To erase that history—and to reduce Zionism to a racist abstraction—is not critique. It is inversion.
Antizionism does not debate policy or borders. It revives the Jewish Question and pretends it’s moral critique.
In nineteenth-century Europe, the “Jewish Question” asked whether Jews could be tolerated as equals within modern nation-states. Framed as a philosophical inquiry and debated in salons and parliaments, it reliably ended the same way: with Jews informed that their presence or collective existence was uniquely problematic—at best, tolerated conditionally, and revoked conveniently.
Today, that same logic has been revived, with Israel serving as the proxy for the Jew.
Why Zionism Is Treated Differently
No other national movement is subjected to the standards imposed on Zionism. No other people are required to justify their right to self-determination as a precondition for moral legitimacy. No other state is declared illegitimate in principle rather than criticized in practice.
Criticism of Israeli policy is not antisemitic. The IHRA definition of antisemitism—revoked by Mamdani for New York City Jews—states that explicitly. But the insistence that the Jewish state alone must not exist—that Jewish sovereignty itself is uniquely immoral—is not policy critique. It is civilizational judgment.
The language makes this unmistakable. Israel is not accused of errors; it is accused of original sin. Its founding is not debated; it is denied. Its security concerns are dismissed as pretexts. Violence against Israelis is contextualized, justified, or even celebrated, while Jewish self-defense is treated as evidence of criminality.
This is not how international politics normally operates. It is how Jews are singled out when societies want a scapegoat instead of responsibility.
IHRA and the Refusal to Draw Lines
This is why the rejection of the IHRA definition of antisemitism matters.
IHRA does not prohibit criticism of Israel. It protects it. What IHRA does is identify when rhetoric labeled as “criticism” crosses into discrimination—when Jews are collectively blamed for Israel’s actions, when impossible standards are applied to the Jewish state alone, when Israelis are grotesquely compared to Nazis, or when Jewish self-determination is denied outright.
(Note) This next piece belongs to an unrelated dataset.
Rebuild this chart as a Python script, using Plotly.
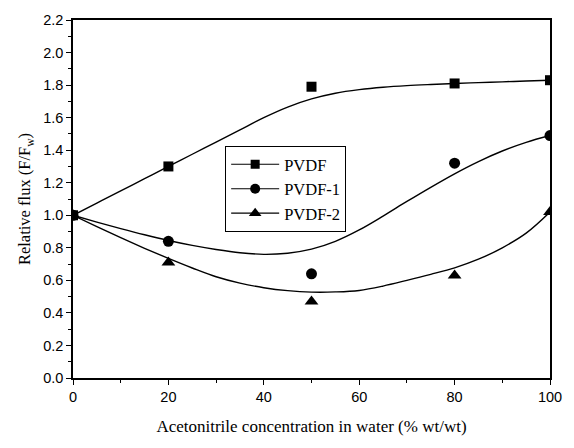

IHRA’s opponents understand this perfectly. That is why they oppose it.
Refusing IHRA is not neutrality or even nuance toward antisemitism. It’s a request for permission to engage in it.
When political figures revoke or distance themselves from IHRA—while minimizing or quietly scrubbing prior antisemitic rhetoric—they send a clear signal to Jewish communities: your safety is provisional, your inclusion conditional, and your warnings about the tools of your own persecution will be ignored.
This is not bureaucratic housekeeping. It is moral abdication.
The American Stakes
The question is not whether Jews will survive antizionism. Jews have survived worse. The question is whether American liberal democracy can survive the abandonment of its moral clarity.
America was never free of antisemitism. Before the mid-1950s, Jews faced housing discrimination, employment quotas, social exclusion, and elite barriers. Nor did America’s ideals apply equally to all. What made America different was not perfection, but direction—a constitutional commitment to expanding equal citizenship rather than revoking it.
When antizionism is normalized, when Jewish belonging is made conditional, and when definitions of antisemitism are revoked to accommodate those who practice it, the consequences are no longer abstract. These are deliberate choices about whose rights matter, whose fears are dismissed, and which minorities may be singled out with impunity. Societies do not stumble into this terrain. They enter it knowingly.
This time, ignorance is no excuse. We know exactly what they are doing.